A Pro-Crypto Super PAC and AIPAC Are Driving the Imbalance
The dominant outside forces in Maryland's 5th district are Protect Progress, a pro-crypto super PAC, and the United Democracy Project, the independent expenditure arm of AIPAC. Together they account for the bulk of the $12.5 million in outside spending — and nearly all of it has benefited one candidate: state Del. Adrian Boafo, who is also backed by former House Majority Leader Steny Hoyer, Maryland Gov. Wes Moore, and Sen. Angela Alsobrooks. Hoyer's AmeriPAC, the Congressional Black Caucus-aligned Rolling Sea Action Fund, and the American Bridge-affiliated Project 218 have each added six-figure sums on Boafo's behalf. Boafo's own campaign, by contrast, spent just $830,000 through June 3.
Candidates Say the Saturation Is Generating Backlash
The volume of advertising is beginning to register with voters in ways the spenders may not have anticipated. Prince George's County Council member Wala Blegay, who has spent under $90,000 on her own campaign, said voters "see the frequency of the ads, and now they're asking questions." Former Capitol Police officer Harry Dunn — endorsed by former House Speaker Nancy Pelosi and one of the race's top individual fundraisers, having raised most of his $3.5 million in spending from grassroots donors — put it more bluntly: "It's tough to square, like, why is someone donating this much money?" Blegay noted that the saturation campaign carries an irony: "Almost none of the ads that people have seen on TV have said 'Adrian Boafo for Congress.' They're all ads from Protect Progress, United Democracy [Project]." More than 20 Democrats are competing in the primary to succeed Hoyer, who held the seat for decades.

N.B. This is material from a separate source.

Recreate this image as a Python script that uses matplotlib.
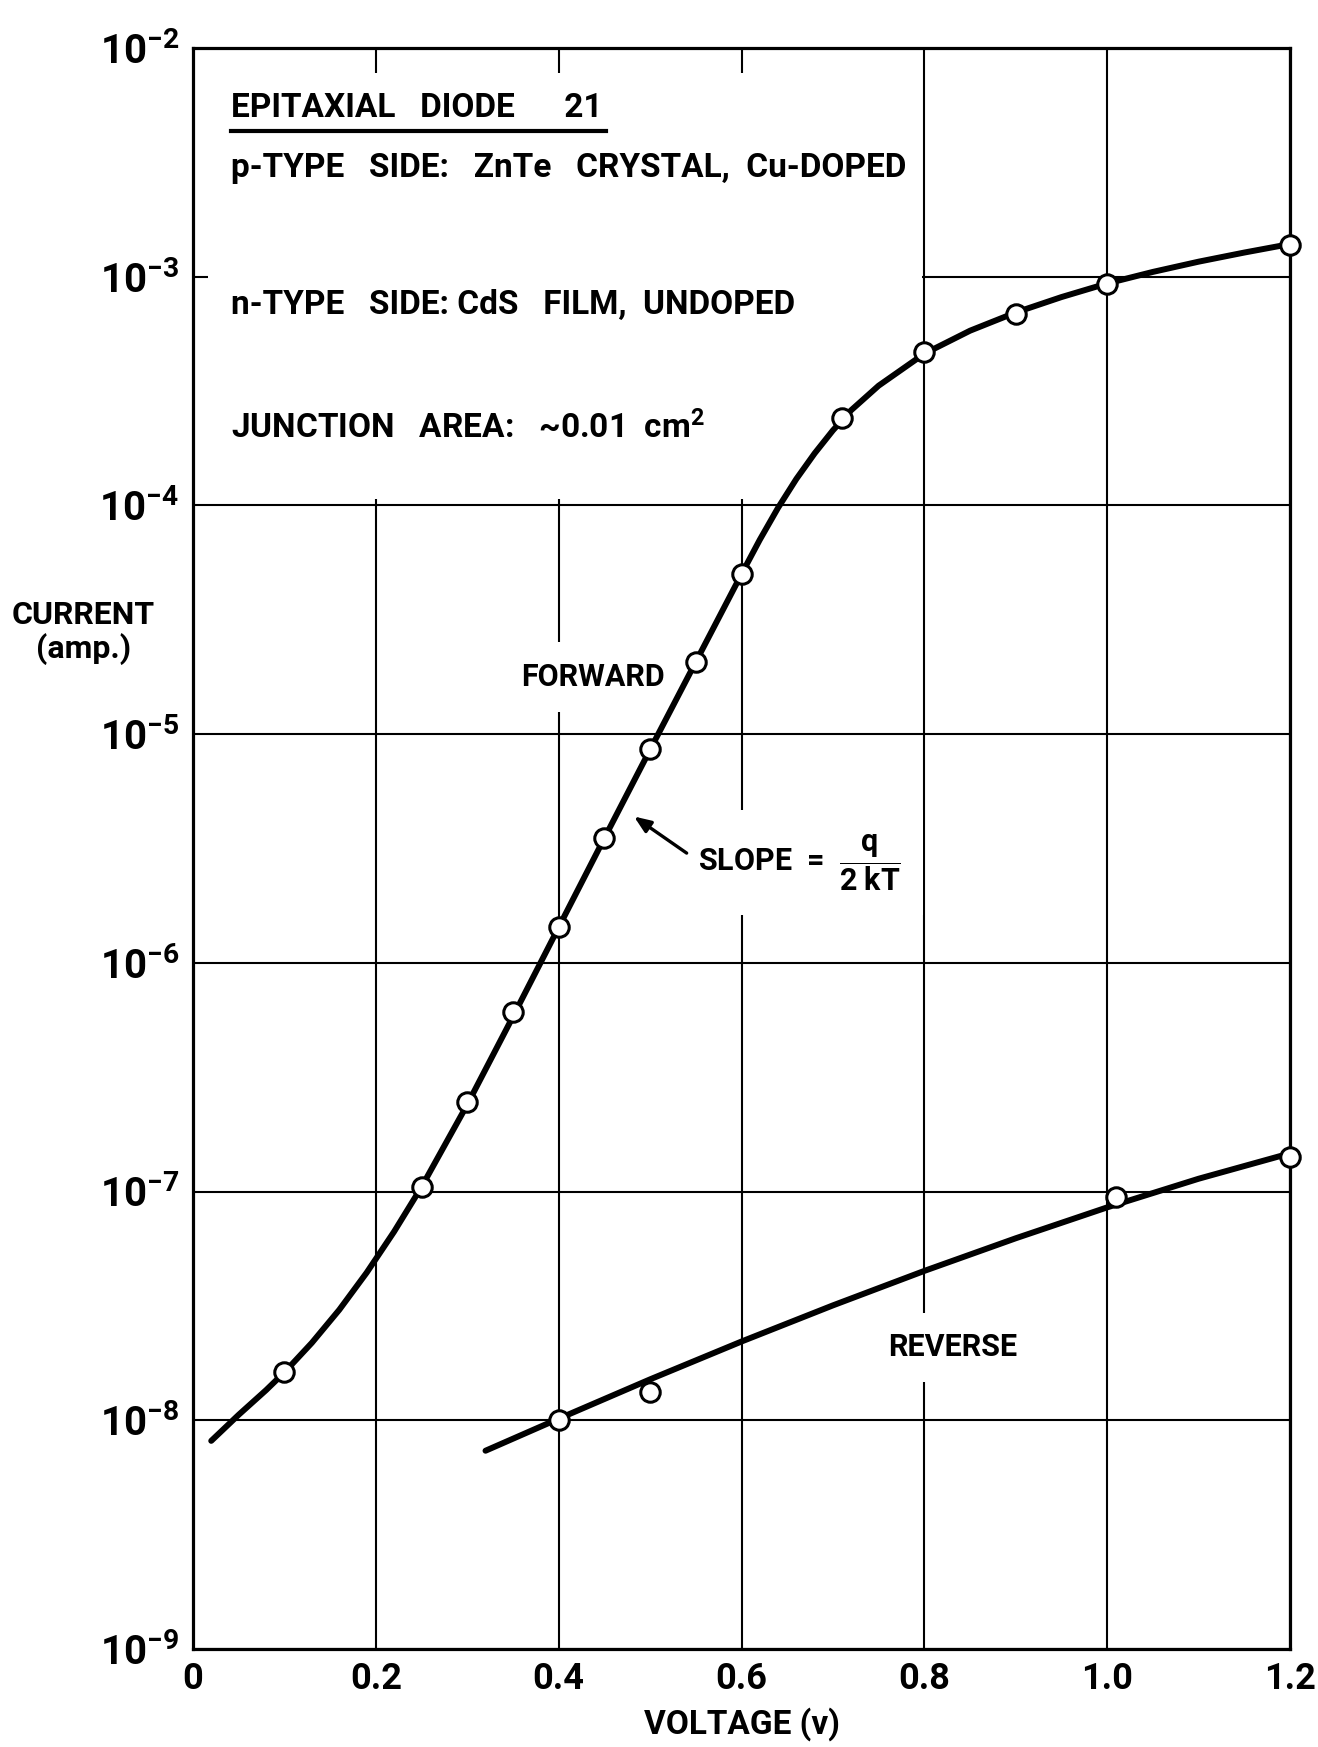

Maryland's 6th District Features a Different Brand of Big Money
Across the D.C. suburbs in Maryland's 6th district, the dynamic is less about outside groups and more about personal wealth. David Trone, the founder of Total Wine & More who gave up the seat last cycle to mount a failed Senate run, has loaned his campaign a staggering $25 million in his bid to reclaim it. Rep. April McClain Delaney — whose husband John Delaney, a wealthy businessman, previously held the same seat — has loaned her campaign $7.4 million. Protect Progress has also entered this race late, spending more than $500,000 in McClain Delaney's favor. Both candidates are considered moderate, establishment-aligned Democrats, and their campaigns have largely focused on competing anti-Trump credentials rather than drawing any substantive ideological contrast. Progressive candidates, including former Consumer Financial Protection Bureau official Alexis Goldstein, are also running but have raised comparatively negligible sums.
The Maryland races illustrate a structural reality of post-Citizens United campaign finance: outside money can now dwarf candidate spending in a single district, and the candidates being helped by it may have no practical recourse — or ability to control the message.